_Data section:_

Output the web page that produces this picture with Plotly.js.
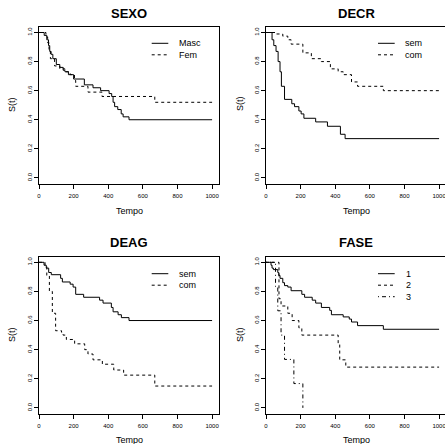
<!DOCTYPE html>
<html>
<head>
<meta charset="utf-8">
<script src="https://cdn.plot.ly/plotly-3.0.1.min.js"></script>
<style>html,body{margin:0;padding:0;background:#fff;}#chart{width:445px;height:444px;}</style>
</head>
<body>
<div id="chart"></div>
<script>
// ---- Data ----
const panelTitles = ["SEXO", "DECR", "DEAG", "FASE"];
const xTickVals = [0, 200, 400, 600, 800, 1000];
const xTickText = ["0", "200", "400", "600", "800", "1000"];
const yTickVals = [0, 0.2, 0.4, 0.6, 0.8, 1.0];
const yTickText = ["0.0", "0.2", "0.4", "0.6", "0.8", "1.0"];
const xLabel = "Tempo";
const yLabel = "S(t)";

// SEXO
const sexoNames = ["Masc", "Fem"];
const sexoMascT = [0, 30, 45, 55, 62, 70, 80, 100, 120, 140, 150, 170, 200, 262, 312, 356, 405, 420, 428, 437, 455, 475, 486, 520, 1000];
const sexoMascS = [1.0, 0.98, 0.95, 0.91, 0.87, 0.85, 0.82, 0.78, 0.76, 0.74, 0.73, 0.71, 0.68, 0.64, 0.62, 0.60, 0.58, 0.56, 0.52, 0.49, 0.47, 0.44, 0.42, 0.40, 0.40];
const sexoFemT = [0, 40, 50, 58, 66, 90, 120, 150, 180, 205, 212, 283, 364, 669, 1000];
const sexoFemS = [1.0, 0.97, 0.93, 0.87, 0.82, 0.77, 0.75, 0.73, 0.71, 0.67, 0.63, 0.59, 0.56, 0.52, 0.52];

// DECR
const decrNames = ["sem", "com"];
const decrSemT = [0, 35, 45, 58, 70, 81, 89, 107, 149, 165, 190, 203, 219, 287, 355, 430, 457, 1000];
const decrSemS = [1.0, 0.95, 0.91, 0.87, 0.80, 0.73, 0.63, 0.54, 0.51, 0.49, 0.46, 0.44, 0.41, 0.385, 0.355, 0.30, 0.27, 0.27];
const decrComT = [0, 58, 97, 126, 145, 213, 262, 320, 372, 417, 446, 494, 529, 678, 1000];
const decrComS = [1.0, 0.99, 0.975, 0.95, 0.92, 0.86, 0.82, 0.80, 0.75, 0.73, 0.71, 0.66, 0.63, 0.60, 0.60];

// DEAG
const deagNames = ["sem", "com"];
const deagSemT = [0, 29, 42, 56, 71, 125, 135, 180, 197, 212, 258, 350, 370, 418, 428, 457, 476, 520, 1000];
const deagSemS = [1.0, 0.98, 0.96, 0.93, 0.915, 0.89, 0.865, 0.85, 0.83, 0.78, 0.76, 0.74, 0.72, 0.69, 0.66, 0.64, 0.62, 0.60, 0.60];
const deagComT = [0, 35, 45, 60, 77, 96, 130, 139, 158, 206, 264, 283, 312, 366, 432, 489, 669, 1000];
const deagComS = [1.0, 0.98, 0.91, 0.80, 0.65, 0.53, 0.52, 0.50, 0.47, 0.44, 0.40, 0.37, 0.33, 0.30, 0.26, 0.225, 0.15, 0.15];

// FASE
const faseNames = ["1", "2", "3"];
const fase1T = [0, 29, 35, 43, 68, 74, 81, 97, 107, 126, 145, 207, 223, 267, 287, 320, 368, 378, 446, 481, 494, 529, 678, 1000];
const fase1S = [1.0, 0.98, 0.96, 0.95, 0.93, 0.91, 0.89, 0.86, 0.84, 0.83, 0.805, 0.78, 0.76, 0.74, 0.72, 0.69, 0.67, 0.64, 0.625, 0.61, 0.59, 0.565, 0.54, 0.54];
const fase2T = [0, 75, 87, 126, 151, 190, 207, 417, 426, 461, 1000];
const fase2S = [1.0, 0.75, 0.70, 0.65, 0.60, 0.55, 0.50, 0.44, 0.33, 0.28, 0.28];
const fase3T = [0, 55, 68, 87, 107, 161, 213];
const fase3S = [1.0, 0.833, 0.667, 0.50, 0.333, 0.167, 0.0];

// ---- Layout helpers ----
const W = 445, H = 444;
const px = x => x / W;
const py = y => 1 - y / H;
const FONT = "Liberation Sans, Arial, Helvetica, sans-serif";
const dashes = ["solid", "3px,3px", "1px,3px,4px,3px"];

function curve(t, s, k, ax) {
  return {
    x: t, y: s, type: "scatter", mode: "lines",
    line: {shape: "hv", color: "#000", width: 1, dash: dashes[k]},
    xaxis: "x" + ax, yaxis: "y" + ax, showlegend: false, hoverinfo: "skip"
  };
}

const traces = [
  curve(sexoMascT, sexoMascS, 0, ""), curve(sexoFemT, sexoFemS, 1, ""),
  curve(decrSemT, decrSemS, 0, "2"), curve(decrComT, decrComS, 1, "2"),
  curve(deagSemT, deagSemS, 0, "3"), curve(deagComT, deagComS, 1, "3"),
  curve(fase1T, fase1S, 0, "4"), curve(fase2T, fase2S, 1, "4"), curve(fase3T, fase3S, 2, "4")
];

const boxes = [
  {l: 39, r: 219, t: 26.7, b: 183.7},
  {l: 266, r: 445, t: 26.7, b: 183.7},
  {l: 39, r: 219, t: 256.5, b: 413.7},
  {l: 266, r: 445, t: 256.5, b: 413.7}
];

function xax(i) {
  const b = boxes[i];
  return {
    domain: [px(b.l), Math.min(1, px(b.r))], range: [0, 1040 * (b.r - b.l) / 180],
    anchor: i === 0 ? "y" : "y" + (i + 1),
    tickmode: "array", tickvals: xTickVals, ticktext: xTickText,
    ticks: "outside", ticklen: 4, tickwidth: 1, tickcolor: "#000", ticklabelstandoff: 2,
    ticklabeloverflow: "allow",
    showline: true, linecolor: "#000", linewidth: 1, mirror: true,
    showgrid: false, zeroline: false, fixedrange: true,
    tickfont: {family: FONT, size: 6, color: "#000"}
  };
}
function yax(i) {
  return {
    domain: [py(boxes[i].b), py(boxes[i].t)], range: [-0.04, 1.04],
    anchor: i === 0 ? "x" : "x" + (i + 1),
    tickmode: "array", tickvals: yTickVals, ticktext: yTickText, tickangle: -90,
    ticks: "outside", ticklen: 4, tickwidth: 1, tickcolor: "#000",
    showline: true, linecolor: "#000", linewidth: 1, mirror: (i === 0 || i === 2),
    showgrid: false, zeroline: false, fixedrange: true,
    tickfont: {family: FONT, size: 6, color: "#000"}
  };
}

const annotations = [];
const shapes = [];
const titleY = [13, 13, 242, 242];
const tempoY = [211, 211, 440, 440];
const stX = [12, 240, 12, 240];
const stY = [105, 104, 335, 335];
boxes.forEach((b, i) => {
  const cx = (b.l + (i % 2 === 1 ? 446 : b.r)) / 2;
  annotations.push({xref: "paper", yref: "paper", x: px(cx), y: py(titleY[i]), text: "<b>" + panelTitles[i] + "</b>",
    showarrow: false, xanchor: "center", yanchor: "middle", font: {family: FONT, size: 13, color: "#000"}});
  annotations.push({xref: "paper", yref: "paper", x: px(cx), y: py(tempoY[i]), text: xLabel,
    showarrow: false, xanchor: "center", yanchor: "middle", font: {family: FONT, size: 9, color: "#000"}});
  annotations.push({xref: "paper", yref: "paper", x: px(stX[i]), y: py(stY[i]), text: yLabel, textangle: -90,
    showarrow: false, xanchor: "center", yanchor: "middle", font: {family: FONT, size: 9, color: "#000"}});
});

// legends (drawn as key lines + text)
const legendSets = [sexoNames, decrNames, deagNames, faseNames];
const legX = [[151.7, 168.3, 176.7], [378, 394.7, 403], [151.7, 168.3, 176.7], [378, 394.7, 404]];
const legY0 = [43.3, 43.3, 273.7, 273.7];
const legStep = 11.5;
legendSets.forEach((names, i) => {
  names.forEach((nm, k) => {
    const yy = legY0[i] + k * legStep;
    shapes.push({type: "line", xref: "paper", yref: "paper", x0: px(legX[i][0]), x1: px(legX[i][1]), y0: py(yy), y1: py(yy),
      line: {color: "#000", width: 1, dash: dashes[k]}});
    annotations.push({xref: "paper", yref: "paper", x: px(legX[i][2]), y: py(yy), text: nm,
      showarrow: false, xanchor: "left", yanchor: "middle", font: {family: FONT, size: 9, color: "#000"}});
  });
});

const layout = {
  width: W, height: H, margin: {l: 0, r: 0, t: 0, b: 0},
  paper_bgcolor: "#fff", plot_bgcolor: "#fff", showlegend: false,
  xaxis: xax(0), yaxis: yax(0), xaxis2: xax(1), yaxis2: yax(1),
  xaxis3: xax(2), yaxis3: yax(2), xaxis4: xax(3), yaxis4: yax(3),
  annotations: annotations, shapes: shapes,
  font: {family: FONT, color: "#000"}
};

Plotly.newPlot("chart", traces, layout, {staticPlot: true, displayModeBar: false});
</script>
</body>
</html>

_Aim:_ Skip the pictures, please, and transcribe only the lines from the beginning of the material through the one that contains "0.56, 0.52, 0.52];".

_Written reply:_
Output the web page that produces this picture with Plotly.js.
<!DOCTYPE html>
<html>
<head>
<meta charset="utf-8">
<script src="https://cdn.plot.ly/plotly-3.0.1.min.js"></script>
<style>html,body{margin:0;padding:0;background:#fff;}#chart{width:445px;height:444px;}</style>
</head>
<body>
<div id="chart"></div>
<script>
// ---- Data ----
const panelTitles = ["SEXO", "DECR", "DEAG", "FASE"];
const xTickVals = [0, 200, 400, 600, 800, 1000];
const xTickText = ["0", "200", "400", "600", "800", "1000"];
const yTickVals = [0, 0.2, 0.4, 0.6, 0.8, 1.0];
const yTickText = ["0.0", "0.2", "0.4", "0.6", "0.8", "1.0"];
const xLabel = "Tempo";
const yLabel = "S(t)";

// SEXO
const sexoNames = ["Masc", "Fem"];
const sexoMascT = [0, 30, 45, 55, 62, 70, 80, 100, 120, 140, 150, 170, 200, 262, 312, 356, 405, 420, 428, 437, 455, 475, 486, 520, 1000];
const sexoMascS = [1.0, 0.98, 0.95, 0.91, 0.87, 0.85, 0.82, 0.78, 0.76, 0.74, 0.73, 0.71, 0.68, 0.64, 0.62, 0.60, 0.58, 0.56, 0.52, 0.49, 0.47, 0.44, 0.42, 0.40, 0.40];
const sexoFemT = [0, 40, 50, 58, 66, 90, 120, 150, 180, 205, 212, 283, 364, 669, 1000];
const sexoFemS = [1.0, 0.97, 0.93, 0.87, 0.82, 0.77, 0.75, 0.73, 0.71, 0.67, 0.63, 0.59, 0.56, 0.52, 0.52];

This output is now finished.